I'm a bit reluctant to step up to a nestor or sonnet TB enclosure, just purely on the fact that this will still not be a supported solution (i.e. buggy sleep issues, etc) at the cost of over a $1000. And since I have the pieces of my previous hackintosh sitting here (i7-4770k, GB z97, 16gb, 500gb ssd) still sitting here I would probably be better off throwing the 280X in it, and call it a day...

For now, I've got this 6450 in the AKiTiO, driving two monitors, and driving my 3rd from the pass-thru thunderbolt port :)

Not fast, nor completely offloading the iGPU, but at least a partial solution for this week, until external display for nvidia is public... (go netkas!)

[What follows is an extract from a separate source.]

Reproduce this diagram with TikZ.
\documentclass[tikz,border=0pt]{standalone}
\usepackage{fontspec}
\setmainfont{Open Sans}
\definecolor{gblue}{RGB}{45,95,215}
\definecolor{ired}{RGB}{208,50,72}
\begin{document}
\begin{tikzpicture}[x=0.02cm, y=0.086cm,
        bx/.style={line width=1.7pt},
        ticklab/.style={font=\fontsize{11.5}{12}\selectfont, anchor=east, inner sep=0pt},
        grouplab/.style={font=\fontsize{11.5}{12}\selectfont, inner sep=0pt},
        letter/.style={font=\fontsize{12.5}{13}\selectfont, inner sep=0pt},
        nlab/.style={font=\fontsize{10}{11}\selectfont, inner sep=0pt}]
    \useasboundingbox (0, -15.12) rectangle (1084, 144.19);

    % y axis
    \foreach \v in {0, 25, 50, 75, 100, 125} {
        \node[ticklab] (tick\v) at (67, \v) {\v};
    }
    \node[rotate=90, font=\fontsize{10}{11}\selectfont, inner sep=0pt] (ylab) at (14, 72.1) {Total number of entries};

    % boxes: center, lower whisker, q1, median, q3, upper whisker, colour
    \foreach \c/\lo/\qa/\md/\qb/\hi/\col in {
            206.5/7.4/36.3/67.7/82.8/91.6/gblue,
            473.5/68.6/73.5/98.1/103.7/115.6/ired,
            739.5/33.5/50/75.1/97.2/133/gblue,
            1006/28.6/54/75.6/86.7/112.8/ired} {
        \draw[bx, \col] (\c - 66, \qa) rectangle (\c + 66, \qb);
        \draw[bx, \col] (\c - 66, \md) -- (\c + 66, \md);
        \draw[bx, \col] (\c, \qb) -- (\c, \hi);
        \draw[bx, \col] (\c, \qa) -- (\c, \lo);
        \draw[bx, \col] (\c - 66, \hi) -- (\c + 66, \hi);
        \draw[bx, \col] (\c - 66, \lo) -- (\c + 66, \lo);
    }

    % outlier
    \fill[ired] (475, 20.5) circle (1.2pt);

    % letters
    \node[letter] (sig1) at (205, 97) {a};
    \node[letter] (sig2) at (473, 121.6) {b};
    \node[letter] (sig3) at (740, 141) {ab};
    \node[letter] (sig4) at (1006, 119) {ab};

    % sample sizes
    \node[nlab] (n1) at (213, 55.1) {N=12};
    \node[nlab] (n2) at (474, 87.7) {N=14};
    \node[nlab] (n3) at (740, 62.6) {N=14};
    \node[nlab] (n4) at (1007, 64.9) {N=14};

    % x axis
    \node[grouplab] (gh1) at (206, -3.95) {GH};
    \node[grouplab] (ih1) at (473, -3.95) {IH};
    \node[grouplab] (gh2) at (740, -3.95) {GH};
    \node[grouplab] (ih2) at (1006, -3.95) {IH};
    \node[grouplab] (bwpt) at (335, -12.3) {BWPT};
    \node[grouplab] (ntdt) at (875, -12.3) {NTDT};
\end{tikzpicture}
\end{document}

Thanks for all the help on this!

If you have more ideas you'd like me to test, toss them out! (especially on making the AKiTiO more stable, I'll be happy to futz with it.

Netstor NA211TB is actually $849 and they are one of the rare companies that officially support GPUs.

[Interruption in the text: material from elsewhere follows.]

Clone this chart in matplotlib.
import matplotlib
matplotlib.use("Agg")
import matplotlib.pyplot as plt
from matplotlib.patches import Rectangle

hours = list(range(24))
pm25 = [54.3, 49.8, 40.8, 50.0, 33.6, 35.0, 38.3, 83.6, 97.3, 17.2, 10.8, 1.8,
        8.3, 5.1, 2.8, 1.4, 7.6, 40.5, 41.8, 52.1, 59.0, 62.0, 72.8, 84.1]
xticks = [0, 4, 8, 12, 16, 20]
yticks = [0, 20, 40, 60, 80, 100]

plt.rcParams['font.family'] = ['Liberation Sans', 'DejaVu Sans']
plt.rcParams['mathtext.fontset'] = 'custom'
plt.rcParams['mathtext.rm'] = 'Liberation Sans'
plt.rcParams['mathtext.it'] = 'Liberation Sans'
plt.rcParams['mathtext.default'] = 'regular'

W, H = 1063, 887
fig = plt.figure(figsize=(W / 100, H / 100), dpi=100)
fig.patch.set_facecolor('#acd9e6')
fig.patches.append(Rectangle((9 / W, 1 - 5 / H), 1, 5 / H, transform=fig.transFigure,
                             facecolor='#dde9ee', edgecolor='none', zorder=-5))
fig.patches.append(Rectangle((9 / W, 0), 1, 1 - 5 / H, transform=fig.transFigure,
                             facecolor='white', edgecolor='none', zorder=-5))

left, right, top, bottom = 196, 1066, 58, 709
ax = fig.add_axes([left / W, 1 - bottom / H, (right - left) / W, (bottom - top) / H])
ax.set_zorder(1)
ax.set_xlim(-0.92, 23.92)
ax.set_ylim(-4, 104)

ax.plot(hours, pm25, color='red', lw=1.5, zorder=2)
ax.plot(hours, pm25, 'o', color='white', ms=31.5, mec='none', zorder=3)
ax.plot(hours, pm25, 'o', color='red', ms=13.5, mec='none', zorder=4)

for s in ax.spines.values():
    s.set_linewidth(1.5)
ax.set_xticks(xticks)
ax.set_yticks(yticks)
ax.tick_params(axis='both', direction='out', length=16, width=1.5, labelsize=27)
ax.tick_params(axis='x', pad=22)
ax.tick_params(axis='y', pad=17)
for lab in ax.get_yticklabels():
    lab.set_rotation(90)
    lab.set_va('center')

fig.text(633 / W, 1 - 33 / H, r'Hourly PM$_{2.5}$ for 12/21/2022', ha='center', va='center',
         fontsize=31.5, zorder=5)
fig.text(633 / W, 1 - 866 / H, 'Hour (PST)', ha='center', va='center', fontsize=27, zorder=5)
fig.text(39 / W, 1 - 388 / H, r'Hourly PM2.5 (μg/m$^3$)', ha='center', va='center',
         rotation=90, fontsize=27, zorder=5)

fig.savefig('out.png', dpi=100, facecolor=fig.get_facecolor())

https://www.youtube.com/watch?v=58b0xVywpNM

AFAIK, the only other company that mentions GPUs is One Stop Systems. Their CUBE is $650 (one slot), but with only 180W external power supply. The dual 180W version is not UL certified. Backplanes, TB1/TB2 cards can be bought separately on their web site (oddly, earlier it wasn’t possible because of Intel rules). The TB2 version is exactly the same card that Sonnet SEL uses and it costs $395. Not cheap.

Intel has the same 30W requirement for them as well:

"30W max, 6W for the adapter and 24W for the Thunderbolt downstream power (12W per Thunderbolt port)"

Thunderbolt 2 Option Card | MaxExpansion.com

Sonnet III-D belongs to the same category, but is more expensive, they don’t support GPUs officially and even though it has a 300W PSU, it provides only one 6-pin up to 75W.

I can guarantee that Netstor product gives stability for AMDs, but it doesn’t solve your particular boot problem with the 280X. Must be something card specific. This might interest you:

Problem with XFX Radeon R9 280x DD and UEFI BIOS - ATi - InsanelyMac Forum

If you had a Kepler architecture card such as GTX 780, the most simple solution would be to switch back to Mavericks with latest security updates installed - that gives you 100% Nvidia eGPU screen output. Also multiple external eGPU monitors are supported out of the box. You don't need Nvidia web drivers.

I am on the trail of more related kexts as I compared Mavericks builds by diff command. As you have Hackintosh background and the same MBP, let’s join the effort for Yosemite. I already proved by screenshots that it’s possible on 2014 rMBP and 2014 Mac mini.